[Source records]
§ §

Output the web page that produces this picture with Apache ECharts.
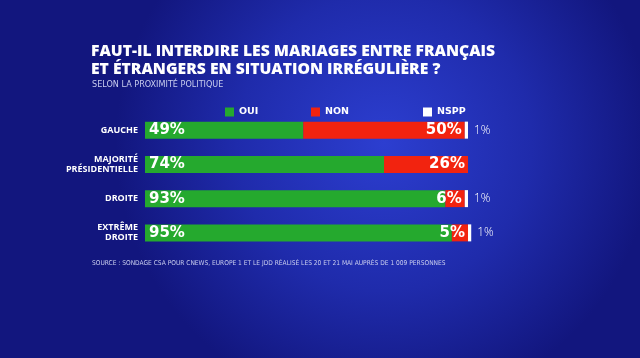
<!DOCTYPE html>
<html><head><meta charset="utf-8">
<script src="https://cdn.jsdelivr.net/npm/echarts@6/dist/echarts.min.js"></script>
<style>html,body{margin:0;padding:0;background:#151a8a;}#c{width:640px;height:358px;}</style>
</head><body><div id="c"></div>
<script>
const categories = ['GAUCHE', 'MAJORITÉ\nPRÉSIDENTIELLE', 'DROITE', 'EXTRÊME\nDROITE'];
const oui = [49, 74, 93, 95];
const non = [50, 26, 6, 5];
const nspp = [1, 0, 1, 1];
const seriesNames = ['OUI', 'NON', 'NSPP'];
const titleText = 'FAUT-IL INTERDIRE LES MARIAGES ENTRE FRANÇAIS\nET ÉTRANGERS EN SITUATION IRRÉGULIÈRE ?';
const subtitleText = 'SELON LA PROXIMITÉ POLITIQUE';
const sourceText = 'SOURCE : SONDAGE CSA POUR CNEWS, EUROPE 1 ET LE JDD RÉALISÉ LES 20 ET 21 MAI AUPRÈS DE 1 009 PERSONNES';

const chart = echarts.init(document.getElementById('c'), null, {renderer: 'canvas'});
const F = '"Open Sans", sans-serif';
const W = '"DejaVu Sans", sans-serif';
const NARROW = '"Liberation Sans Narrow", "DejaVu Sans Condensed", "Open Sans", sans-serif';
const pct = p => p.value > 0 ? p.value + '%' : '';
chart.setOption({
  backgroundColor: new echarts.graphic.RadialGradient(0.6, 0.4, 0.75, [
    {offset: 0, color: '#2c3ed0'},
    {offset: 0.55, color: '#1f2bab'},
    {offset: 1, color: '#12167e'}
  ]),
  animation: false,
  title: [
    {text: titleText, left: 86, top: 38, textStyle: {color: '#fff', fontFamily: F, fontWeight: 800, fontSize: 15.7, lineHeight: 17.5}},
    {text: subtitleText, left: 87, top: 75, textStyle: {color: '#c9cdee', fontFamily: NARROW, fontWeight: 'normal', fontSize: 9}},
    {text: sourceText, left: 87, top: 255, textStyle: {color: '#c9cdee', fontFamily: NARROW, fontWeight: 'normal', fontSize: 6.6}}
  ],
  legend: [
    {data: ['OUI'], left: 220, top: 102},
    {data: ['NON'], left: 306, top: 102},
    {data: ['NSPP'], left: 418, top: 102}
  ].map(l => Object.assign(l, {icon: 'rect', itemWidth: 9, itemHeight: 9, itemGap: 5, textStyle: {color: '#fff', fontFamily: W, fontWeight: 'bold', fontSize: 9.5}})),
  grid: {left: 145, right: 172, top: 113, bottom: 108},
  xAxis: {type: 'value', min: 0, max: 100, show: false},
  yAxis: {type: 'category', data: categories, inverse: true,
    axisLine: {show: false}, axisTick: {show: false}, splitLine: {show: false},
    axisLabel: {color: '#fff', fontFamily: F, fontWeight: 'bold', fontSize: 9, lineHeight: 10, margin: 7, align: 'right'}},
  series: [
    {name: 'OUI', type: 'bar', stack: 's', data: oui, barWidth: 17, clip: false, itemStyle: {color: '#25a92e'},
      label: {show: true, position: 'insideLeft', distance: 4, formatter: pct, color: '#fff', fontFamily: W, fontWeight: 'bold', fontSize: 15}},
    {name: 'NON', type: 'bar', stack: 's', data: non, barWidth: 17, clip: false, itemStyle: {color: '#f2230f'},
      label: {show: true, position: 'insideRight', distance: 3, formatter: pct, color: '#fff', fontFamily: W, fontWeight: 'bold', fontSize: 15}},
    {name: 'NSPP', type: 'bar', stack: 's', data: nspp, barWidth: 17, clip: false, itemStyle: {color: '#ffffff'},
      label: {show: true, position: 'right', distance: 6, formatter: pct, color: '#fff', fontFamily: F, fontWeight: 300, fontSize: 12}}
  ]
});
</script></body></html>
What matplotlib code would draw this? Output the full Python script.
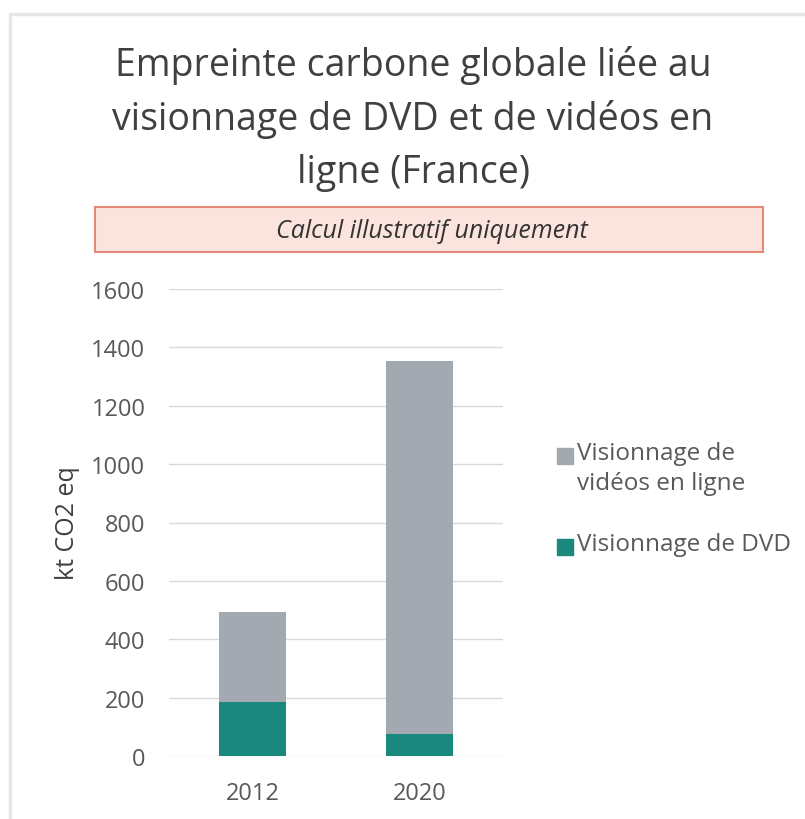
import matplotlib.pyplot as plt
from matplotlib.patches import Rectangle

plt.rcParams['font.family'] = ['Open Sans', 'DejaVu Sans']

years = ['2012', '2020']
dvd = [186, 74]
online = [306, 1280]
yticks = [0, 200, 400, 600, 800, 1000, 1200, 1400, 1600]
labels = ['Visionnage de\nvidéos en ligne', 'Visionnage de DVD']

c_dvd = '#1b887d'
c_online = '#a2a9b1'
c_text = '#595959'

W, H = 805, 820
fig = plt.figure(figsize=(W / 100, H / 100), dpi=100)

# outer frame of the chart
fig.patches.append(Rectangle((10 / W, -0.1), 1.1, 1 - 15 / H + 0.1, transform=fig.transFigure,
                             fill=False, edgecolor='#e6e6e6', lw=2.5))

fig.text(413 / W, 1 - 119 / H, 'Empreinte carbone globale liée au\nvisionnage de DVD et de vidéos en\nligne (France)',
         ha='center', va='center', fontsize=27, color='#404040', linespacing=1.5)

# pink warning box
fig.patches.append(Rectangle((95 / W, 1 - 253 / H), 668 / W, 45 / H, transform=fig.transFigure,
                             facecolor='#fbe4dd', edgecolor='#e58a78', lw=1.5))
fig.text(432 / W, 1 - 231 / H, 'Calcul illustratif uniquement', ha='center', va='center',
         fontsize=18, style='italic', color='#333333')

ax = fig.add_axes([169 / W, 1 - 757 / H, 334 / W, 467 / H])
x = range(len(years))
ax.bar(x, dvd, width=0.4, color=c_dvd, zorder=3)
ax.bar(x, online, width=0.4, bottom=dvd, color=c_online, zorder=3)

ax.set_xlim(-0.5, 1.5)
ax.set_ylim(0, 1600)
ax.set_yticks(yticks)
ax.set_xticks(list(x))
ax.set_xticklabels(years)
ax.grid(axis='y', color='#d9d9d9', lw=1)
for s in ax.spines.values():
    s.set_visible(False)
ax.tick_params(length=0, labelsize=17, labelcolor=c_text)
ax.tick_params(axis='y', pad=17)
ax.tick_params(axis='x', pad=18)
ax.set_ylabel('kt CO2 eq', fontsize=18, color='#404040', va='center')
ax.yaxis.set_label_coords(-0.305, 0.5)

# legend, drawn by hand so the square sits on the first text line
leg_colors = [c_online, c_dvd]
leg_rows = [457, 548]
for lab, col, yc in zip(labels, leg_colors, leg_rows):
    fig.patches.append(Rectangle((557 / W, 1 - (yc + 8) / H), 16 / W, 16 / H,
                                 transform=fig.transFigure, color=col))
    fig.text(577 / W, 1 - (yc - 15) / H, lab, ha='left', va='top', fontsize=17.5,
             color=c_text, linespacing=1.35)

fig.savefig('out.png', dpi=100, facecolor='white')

§ §

All lines of the data above that include the word "this" must be shown.

**WRITTEN ANSWER**
Output the web page that produces this picture with Apache ECharts.
What matplotlib code would draw this? Output the full Python script.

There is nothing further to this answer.